The profit warning by Nippon Paint Holdings Co. Ltd. provided a stark example of the kind of inflation pressures that, combined with global supply-chain dislocations and rampant fuel shortages in China and India, prompted the International Monetary Fund on Tuesday to lower its global economic growth forecast for 2021.

Nippon Paint shares tumbled 7 per cent to their lowest in 18 months on Wednesday after it lopped nearly a quarter off its earnings guidance, citing rising raw-materials costs, stoked by surging oil prices. The benchmark Nikkei slid 0.32 per cent.

Investors in the world’s third-biggest economy are now bracing for a wave of profit warnings in a coming earnings season that – combined with a weaker yen – may raise serious questions about whether Japan can reap the benefit of an end in the country’s fifth wave of the coronavirus pandemic.

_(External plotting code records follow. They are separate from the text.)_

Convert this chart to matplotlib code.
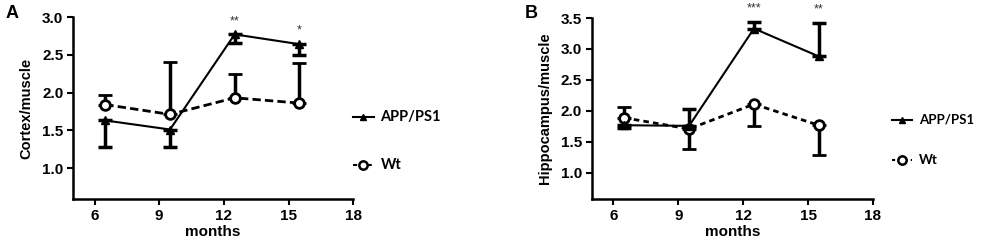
import matplotlib
matplotlib.use("Agg")
import matplotlib.pyplot as plt
from matplotlib.lines import Line2D
import numpy as np

plt.rcParams['font.family'] = ['Liberation Sans', 'DejaVu Sans']
plt.rcParams['font.weight'] = 'bold'

months = [6.5, 9.5, 12.5, 15.5]

# panel A: cortex/muscle
a_app = [1.63, 1.51, 2.77, 2.64]
a_app_lo = [1.28, 1.28, 2.66, 2.50]
a_app_hi = [1.63, 1.51, 2.77, 2.64]
a_wt = [1.84, 1.71, 1.93, 1.86]
a_wt_lo = [1.84, 1.71, 1.93, 1.86]
a_wt_hi = [1.97, 2.40, 2.24, 2.39]
a_stars = ['', '', '**', '*']

# panel B: hippocampus/muscle
b_app = [1.77, 1.76, 3.33, 2.88]
b_app_lo = [1.73, 1.76, 3.33, 2.88]
b_app_hi = [1.77, 2.03, 3.44, 3.42]
b_wt = [1.89, 1.71, 2.11, 1.77]
b_wt_lo = [1.89, 1.39, 1.76, 1.29]
b_wt_hi = [2.06, 1.71, 2.11, 1.77]
b_stars = ['', '', '***', '**']


def panel(ax, app, app_lo, app_hi, wt, wt_lo, wt_hi, stars, ylim, yticks, ylabel, wt_ls):
    app = np.array(app)
    wt = np.array(wt)
    app_err = [app - np.array(app_lo), np.array(app_hi) - app]
    wt_err = [wt - np.array(wt_lo), np.array(wt_hi) - wt]
    ax.errorbar(months, wt, yerr=wt_err, color='black', ls=wt_ls, lw=2,
                marker='o', ms=7, mfc='white', mec='black', mew=2,
                ecolor='black', elinewidth=2.5, capsize=5, capthick=2.5, zorder=2)
    ax.errorbar(months, app, yerr=app_err, color='black', ls='-', lw=1.5,
                marker='^', ms=6, mfc='black', mec='black',
                ecolor='black', elinewidth=2.5, capsize=5, capthick=2.5, zorder=3)
    for x, y, hi, s in zip(months, app, app_hi, stars):
        if s:
            ax.text(x, max(y, hi) + 0.04 * (ylim[1] - ylim[0]), s, ha='center', va='bottom',
                    fontsize=9, fontweight='normal', color='#333333')
    ax.set_xlim(5, 18)
    ax.set_ylim(*ylim)
    ax.set_xticks([6, 9, 12, 15, 18])
    ax.set_yticks(yticks)
    ax.set_yticklabels(['%.1f' % t for t in yticks])
    ax.spines['top'].set_visible(False)
    ax.spines['right'].set_visible(False)
    ax.spines['left'].set_bounds(ylim[0], yticks[-1])
    for sp in ('left', 'bottom'):
        ax.spines[sp].set_linewidth(1.8)
    ax.tick_params(width=1.5, length=4, labelsize=11, pad=3)
    for lbl in ax.get_xticklabels() + ax.get_yticklabels():
        lbl.set_fontweight('bold')
    ax.set_xlabel('months', fontsize=11, fontweight='bold', labelpad=2)
    ax.set_ylabel(ylabel, fontsize=10.5, fontweight='bold', labelpad=6)


fig = plt.figure(figsize=(9.83, 2.5), dpi=100)
ax1 = fig.add_axes([0.0743, 0.204, 0.285, 0.728])
ax2 = fig.add_axes([0.602, 0.204, 0.286, 0.724])

panel(ax1, a_app, a_app_lo, a_app_hi, a_wt, a_wt_lo, a_wt_hi, a_stars,
      (0.59, 3.0), [1.0, 1.5, 2.0, 2.5, 3.0], 'Cortex/muscle', (0, (3, 1.5)))
panel(ax2, b_app, b_app_lo, b_app_hi, b_wt, b_wt_lo, b_wt_hi, b_stars,
      (0.58, 3.5), [1.0, 1.5, 2.0, 2.5, 3.0, 3.5], 'Hippocampus/muscle', (0, (2, 1.5)))

fig.text(0.006, 0.93, 'A', fontsize=13, fontweight='bold')
fig.text(0.534, 0.93, 'B', fontsize=13, fontweight='bold')

# legend entries placed by hand, like the GraphPad layout
for lx, tx, y_app, y_wt, ls, fs in [(0.359, 0.387, 0.532, 0.34, (0, (2, 1.5)), 10.5),
                                    (0.907, 0.935, 0.52, 0.36, (0, (1.5, 1.5)), 9.5)]:
    fig.add_artist(Line2D([lx, lx + 0.021], [y_app, y_app], color='black', lw=1.5,
                          transform=fig.transFigure))
    fig.add_artist(Line2D([lx + 0.0105], [y_app], color='black', marker='^', ms=5,
                          transform=fig.transFigure))
    fig.add_artist(Line2D([lx, lx + 0.021], [y_wt, y_wt], color='black', lw=1.5, ls=ls,
                          transform=fig.transFigure))
    fig.add_artist(Line2D([lx + 0.0105], [y_wt], color='black', marker='o', ms=6,
                          mfc='white', mew=1.8, transform=fig.transFigure))
    fig.text(tx, y_app, 'APP/PS1', fontsize=fs, fontweight='bold', va='center',
             family=['Lato', 'DejaVu Sans'])
    fig.text(tx, y_wt, 'Wt', fontsize=fs, fontweight='bold', va='center',
             family=['Lato', 'DejaVu Sans'])

fig.savefig('out.png', dpi=100, facecolor='white')
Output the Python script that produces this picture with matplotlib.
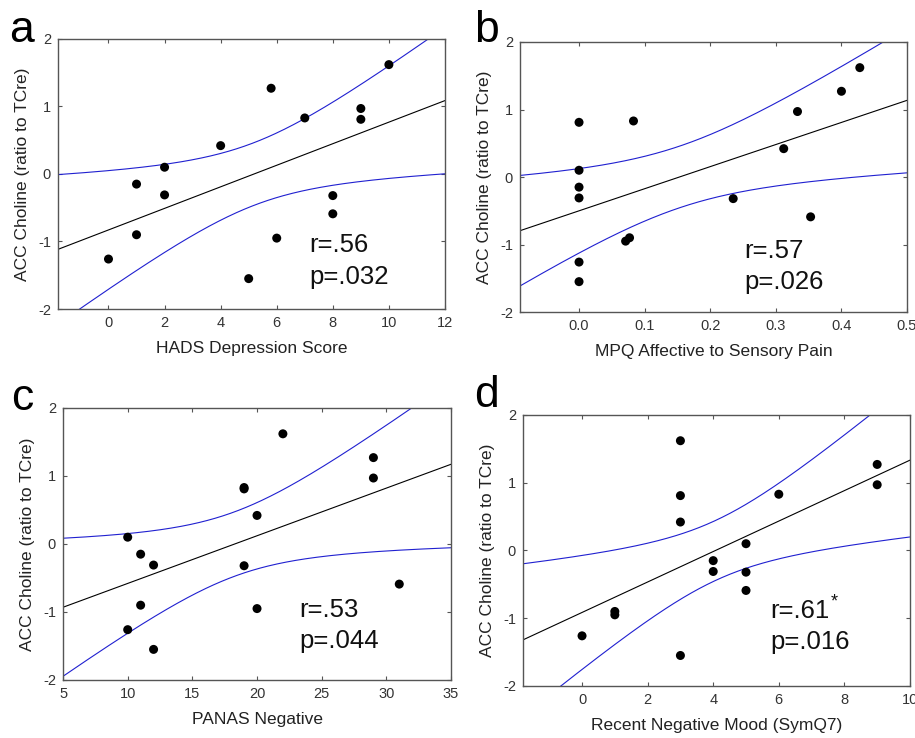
import numpy as np
import matplotlib
matplotlib.use("Agg")
import matplotlib.pyplot as plt

plt.rcParams['font.family'] = ['Liberation Sans', 'DejaVu Sans']

# ---- data ----
hads_x = [0, 1, 1, 2, 2, 4, 5, 5.8, 6, 7, 8, 8, 9, 9, 10]
hads_y = [-1.26, -0.15, -0.90, 0.10, -0.31, 0.42, -1.55, 1.27, -0.95, 0.83, -0.32, -0.59, 0.97, 0.81, 1.62]

mpq_x = [0, 0, 0, 0, 0, 0, 0.083, 0.071, 0.077, 0.235, 0.312, 0.333, 0.353, 0.40, 0.428]
mpq_y = [0.81, 0.10, -0.15, -0.31, -1.26, -1.55, 0.83, -0.95, -0.90, -0.32, 0.42, 0.97, -0.59, 1.27, 1.62]

panas_x = [10, 11, 12, 11, 10, 12, 19, 19, 20, 19, 20, 22, 29, 29, 31]
panas_y = [0.10, -0.15, -0.31, -0.90, -1.26, -1.55, 0.83, 0.81, 0.42, -0.32, -0.95, 1.62, 1.27, 0.97, -0.59]

symq_x = [0, 1, 1, 3, 3, 3, 3, 4, 4, 5, 5, 5, 6, 9, 9]
symq_y = [-1.26, -0.90, -0.95, 1.62, 0.81, 0.42, -1.55, -0.15, -0.31, 0.10, -0.32, -0.59, 0.83, 1.27, 0.97]

panel_letters = ['a', 'b', 'c', 'd']
x_labels = ['HADS Depression Score', 'MPQ Affective to Sensory Pain',
            'PANAS Negative', 'Recent Negative Mood (SymQ7)']
y_label = 'ACC Choline (ratio to TCre)'
r_texts = ['r=.56', 'r=.57', 'r=.53', 'r=.61']
p_texts = ['p=.032', 'p=.026', 'p=.044', 'p=.016']
stars = ['', '', '', '*']
x_ticks = [[0, 2, 4, 6, 8, 10, 12],
           [0.0, 0.1, 0.2, 0.3, 0.4, 0.5],
           [5, 10, 15, 20, 25, 30, 35],
           [0, 2, 4, 6, 8, 10]]
x_ticklabels = [['0', '2', '4', '6', '8', '10', '12'],
                ['0.0', '0.1', '0.2', '0.3', '0.4', '0.5'],
                ['5', '10', '15', '20', '25', '30', '35'],
                ['0', '2', '4', '6', '8', '10']]
x_lims = [(-1.8, 12), (-0.09, 0.5), (5, 35), (-1.8, 10)]
y_ticks = [-2, -1, 0, 1, 2]
y_ticklabels = ['-2', '-1', '0', '1', '2']

datasets = [(hads_x, hads_y), (mpq_x, mpq_y), (panas_x, panas_y), (symq_x, symq_y)]

# layout (figure fractions)
axes_pos = [[0.0634, 0.5813, 0.4229, 0.3659],
            [0.5683, 0.5772, 0.4230, 0.3659],
            [0.0689, 0.0786, 0.4240, 0.3686],
            [0.5716, 0.0705, 0.4229, 0.3672]]
letter_pos = [(0.010, 0.943), (0.518, 0.943), (0.012, 0.445), (0.518, 0.448)]
text_pos = [(0.649, 0.237, 0.119), (0.579, 0.226, 0.111),
            (0.608, 0.257, 0.143), (0.638, 0.277, 0.162)]

fig = plt.figure(figsize=(9.15, 7.38), dpi=100)
T_CRIT = 2.1604  # t(0.975, df=13)

spine_col = '#555555'
for i, (xs, ys) in enumerate(datasets):
    x = np.asarray(xs, float)
    y = np.asarray(ys, float)
    ax = fig.add_axes(axes_pos[i])
    n = len(x)
    slope, icpt = np.polyfit(x, y, 1)
    resid = y - (slope * x + icpt)
    s = np.sqrt(np.sum(resid ** 2) / (n - 2))
    sxx = np.sum((x - x.mean()) ** 2)
    xx = np.linspace(x_lims[i][0], x_lims[i][1], 300)
    yy = slope * xx + icpt
    half = T_CRIT * s * np.sqrt(1.0 / n + (xx - x.mean()) ** 2 / sxx)
    ax.plot(xx, yy, color='black', lw=0.8)
    ax.plot(xx, yy + half, color='#2020d0', lw=0.8)
    ax.plot(xx, yy - half, color='#2020d0', lw=0.8)
    ax.scatter(x, y, s=42, color='black', zorder=5, edgecolors='none')

    ax.set_xlim(*x_lims[i])
    ax.set_ylim(-2, 2)
    ax.set_xticks(x_ticks[i])
    ax.set_xticklabels(x_ticklabels[i])
    ax.set_yticks(y_ticks)
    ax.set_yticklabels(y_ticklabels)
    ax.tick_params(direction='in', length=3, width=0.8, color=spine_col,
                   top=True, right=True, labelsize=10.5, labelcolor='#333333', pad=5)
    for sp in ax.spines.values():
        sp.set_color(spine_col)
        sp.set_linewidth(1.0)
    ax.set_xlabel(x_labels[i], fontsize=12.5, labelpad=8, color='#222222')
    ax.set_ylabel(y_label, fontsize=12.5, labelpad=6, color='#222222')

    tx, ry, py = text_pos[i]
    t = ax.text(tx, ry, r_texts[i], transform=ax.transAxes, fontsize=18.5,
                ha='left', va='center', color='#111111')
    ax.text(tx, py, p_texts[i], transform=ax.transAxes, fontsize=18.5,
            ha='left', va='center', color='#111111')
    if stars[i]:
        ax.annotate(stars[i], xy=(1.0, 1.0), xycoords=t, xytext=(1, -2),
                    textcoords='offset points', ha='left', va='center',
                    fontsize=13, color='#111111')

    lx, ly = letter_pos[i]
    fig.text(lx, ly, panel_letters[i], fontsize=32, ha='left', va='baseline',
             color='black')

fig.savefig('out.png', dpi=100)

On Tuesday, the IMF cut its forecast for Japan’s growth this year by 0.4 points to 2.4 per cent.

Data from the Bank of Japan on Tuesday showed Japanese wholesale prices surged 6.3 per cent in September from a year earlier – the biggest price hike in 13 years. Adding salt to the wound, the yen weakened to a three-year low on rising U.S. interest rates and on worries about further widening in Japan’s trade deficit – likely fuelling rise in import prices.

“In the coming earning season, there will be a divergence between the companies that can pass on rising costs to their customers and those that cannot,” said Nobuhiko Kuramochi, market strategist at Mizuho Securities.

Japan’s quarterly corporate earnings reporting season will hit top gear later this month.

But earnings expectations in Tokyo now show signs of having peaked after steadily improving so far this year. The expected earnings of companies in the Topix benchmark for the current financial year, through March, 2022, dipped to 132.63 last week from a peak of 132.98 hit the week before.